+++ Data shown +++

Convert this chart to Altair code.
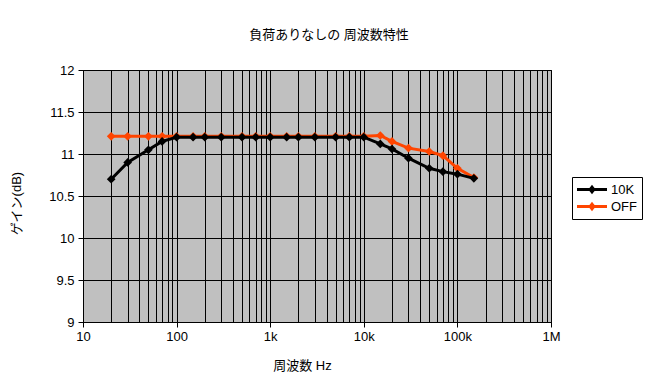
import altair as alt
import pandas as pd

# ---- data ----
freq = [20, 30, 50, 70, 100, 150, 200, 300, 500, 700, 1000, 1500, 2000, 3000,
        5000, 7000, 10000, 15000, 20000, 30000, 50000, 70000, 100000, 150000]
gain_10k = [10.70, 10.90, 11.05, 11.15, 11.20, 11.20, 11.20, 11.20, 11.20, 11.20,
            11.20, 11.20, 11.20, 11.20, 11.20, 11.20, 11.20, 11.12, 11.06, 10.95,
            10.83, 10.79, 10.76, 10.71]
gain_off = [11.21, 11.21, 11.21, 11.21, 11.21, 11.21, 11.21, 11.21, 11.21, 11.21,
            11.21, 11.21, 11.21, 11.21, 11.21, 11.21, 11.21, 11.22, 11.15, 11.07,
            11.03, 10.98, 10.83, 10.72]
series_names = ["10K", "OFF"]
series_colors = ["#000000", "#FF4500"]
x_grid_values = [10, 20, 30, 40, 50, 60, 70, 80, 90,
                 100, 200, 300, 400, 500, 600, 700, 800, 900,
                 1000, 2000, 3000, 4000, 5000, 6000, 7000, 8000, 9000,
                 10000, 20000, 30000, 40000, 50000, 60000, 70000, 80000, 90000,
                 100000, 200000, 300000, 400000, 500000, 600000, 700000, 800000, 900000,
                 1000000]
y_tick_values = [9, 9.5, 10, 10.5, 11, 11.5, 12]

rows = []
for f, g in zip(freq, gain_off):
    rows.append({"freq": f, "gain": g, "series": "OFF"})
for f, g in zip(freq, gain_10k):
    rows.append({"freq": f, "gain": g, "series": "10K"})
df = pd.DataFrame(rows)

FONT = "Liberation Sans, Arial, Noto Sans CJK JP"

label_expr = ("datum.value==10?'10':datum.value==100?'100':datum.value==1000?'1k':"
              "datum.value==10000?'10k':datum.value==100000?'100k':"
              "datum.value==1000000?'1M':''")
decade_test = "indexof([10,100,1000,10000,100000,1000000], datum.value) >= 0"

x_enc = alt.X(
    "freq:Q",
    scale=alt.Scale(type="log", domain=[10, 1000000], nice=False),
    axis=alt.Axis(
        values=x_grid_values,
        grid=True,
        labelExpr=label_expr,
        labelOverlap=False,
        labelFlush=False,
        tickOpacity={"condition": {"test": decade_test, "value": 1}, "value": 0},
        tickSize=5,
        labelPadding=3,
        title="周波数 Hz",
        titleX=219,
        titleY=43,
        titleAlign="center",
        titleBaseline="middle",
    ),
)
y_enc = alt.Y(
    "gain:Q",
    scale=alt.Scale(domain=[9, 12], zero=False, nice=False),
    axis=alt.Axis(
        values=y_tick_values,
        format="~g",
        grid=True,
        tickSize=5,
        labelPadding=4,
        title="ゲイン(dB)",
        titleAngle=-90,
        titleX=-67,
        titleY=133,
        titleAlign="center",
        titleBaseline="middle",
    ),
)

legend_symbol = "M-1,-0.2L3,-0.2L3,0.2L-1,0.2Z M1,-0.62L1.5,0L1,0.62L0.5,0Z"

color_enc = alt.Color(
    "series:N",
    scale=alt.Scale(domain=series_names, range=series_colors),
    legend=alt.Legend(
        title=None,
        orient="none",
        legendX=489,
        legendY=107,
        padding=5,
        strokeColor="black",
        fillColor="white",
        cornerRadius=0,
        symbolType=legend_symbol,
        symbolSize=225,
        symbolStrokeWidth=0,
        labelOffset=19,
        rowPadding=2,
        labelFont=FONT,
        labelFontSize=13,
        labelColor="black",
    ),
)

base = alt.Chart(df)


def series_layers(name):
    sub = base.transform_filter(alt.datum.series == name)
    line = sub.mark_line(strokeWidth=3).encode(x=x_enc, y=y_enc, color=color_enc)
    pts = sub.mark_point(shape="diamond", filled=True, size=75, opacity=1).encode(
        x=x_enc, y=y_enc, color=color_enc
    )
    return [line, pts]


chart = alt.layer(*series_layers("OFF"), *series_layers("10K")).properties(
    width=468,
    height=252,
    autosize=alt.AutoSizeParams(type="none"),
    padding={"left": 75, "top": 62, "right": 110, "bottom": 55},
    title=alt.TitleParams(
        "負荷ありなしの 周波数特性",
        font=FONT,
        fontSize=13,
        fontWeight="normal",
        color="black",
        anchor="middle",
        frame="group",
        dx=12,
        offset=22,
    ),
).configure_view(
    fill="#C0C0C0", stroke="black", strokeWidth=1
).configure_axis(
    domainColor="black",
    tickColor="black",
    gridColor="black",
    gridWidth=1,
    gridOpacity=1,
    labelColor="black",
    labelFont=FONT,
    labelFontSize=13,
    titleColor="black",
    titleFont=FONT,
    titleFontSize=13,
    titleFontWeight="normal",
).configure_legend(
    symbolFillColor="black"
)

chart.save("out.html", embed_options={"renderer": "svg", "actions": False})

+++

## Task
Emit the lines of the material exactly, from its first line to the line containing "import pandas as pd", inclusive; leave every picture out.

## The output
Convert this chart to Altair code.
import altair as alt
import pandas as pd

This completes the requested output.